One of the more noteworthy revelations of the CFIUS 2020 Report is the declining share of CFIUS filings concerning investments originating from China. In 2017 China was the source of 60 transactions notified to CFIUS, 21 of which fell into the “critical technology” category. Years 2016 and 2018 produced similar numbers with CFIUS reviewing 54 and 55 Chinese transactions respectively. During this period Chinese-origin transactions constituted approximately 15% of all CFIUS filings. In 2020 the number of Chinese filings, which now also includes short-form declarations as well as full notices, fell to 22 (17 notices and five declarations), or less than 7% of total submissions.
This is not surprising. In addition to the widely perceived increase in political tensions between the United States and China and the stated intention of the U.S. Government to lessen U.S. dependence on China and Chinese supply lines, Congress has directed CFIUS to monitor closely Chinese investments, particularly into U.S. critical technologies and new and emerging technologies. The Foreign Investment Risk Review Modernization Act (“FIRRMA”) enacted in August 2018, Congress, while not singling out China by name, expressed the “sense of Congress” that CFIUS monitor closely foreign investors whose origin is considered a “country of special concern.” A “country of special concern” is identified by its “demonstrated or declared strategic goal of acquiring a type of critical technology or critical infrastructure that would affect U.S. leadership in areas related to national security.” China is no doubt the principal intended target of this concern.
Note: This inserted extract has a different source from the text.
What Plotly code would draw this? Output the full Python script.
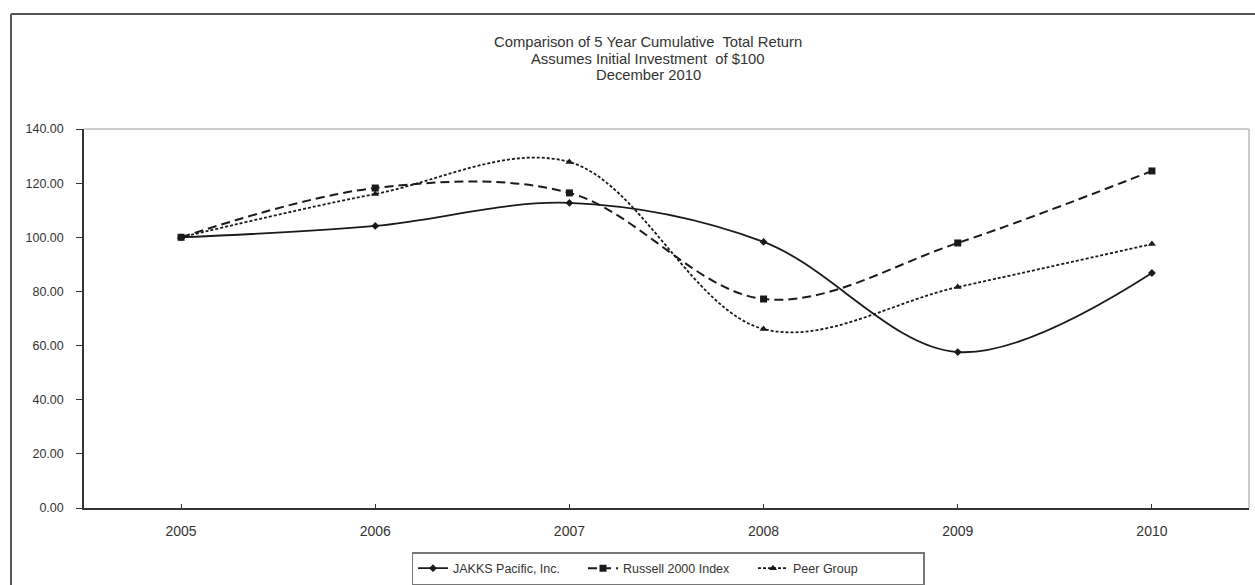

The impact of FIRRMA can also be seen in CFIUS treatment of transactions that were not notified to it prior to their consummation but where CFIUS stepped in to force an unwinding even after completion of the investment. For example, Beijing Kunlun Technology Company Limited was ordered to divest its interest in Grindr, LLC in March 2019 over concerns of access to the sensitive personal data of users— including sexual orientation, HIV status, and geolocation. Beijing Shiji Information Technology Company Limited was ordered to divest its investment in StayNTouch, a U.S.-based hotel management software company in March 2020 for similar concerns over Shiji’s potential access to the sensitive personal and financial information of users.
This is not to say, however, that all Chinese investors should shy away from lucrative investment opportunities in the United States. The above-described data indicate that while China’s share of foreign direct investments into the United States has declined, there remain a not insubstantial number of investments that are proceeding. For example, CFIUS approved Citiking International US LLC’s acquisition of U.S.-based jet manufacture ONE Aviation in March 2020. The Chinese investment firm came to the aid of ONE Aviation after the company filed for bankruptcy in October 2018. Similarly, Harbin Pharmaceutical Group, a partly state-owned Chinese pharmaceutical company, acquired U.S.-based GNC in October 2020 after GNC filed for bankruptcy in June 2020.
Both of these examples highlight the fact that even in light of the heightened review standards, CFIUS is still approving acquisitions of U.S. businesses by Chinese investors, as long as critical technologies and national security are not implicated. CFIUS is much more likely to approve a Chinese investment where the objective is to make money rather than acquire technology. Saving a U.S. company from bankruptcy has demonstrably also been welcome. And in transactions where sharing of technology may be incidental, potential investors should confront and evaluate the risk of CFIUS intervention and, where appropriate, structure their transaction so as to mitigate any such risk, such as by limiting Chinese access to technology and by interposing U.S. managers between Chinese owners and the operations of the enterprise. The old axiom is to “buy low and sell high.” Now, at a low-point in U.S.-China relations, wise investors may find overlooked buying opportunities.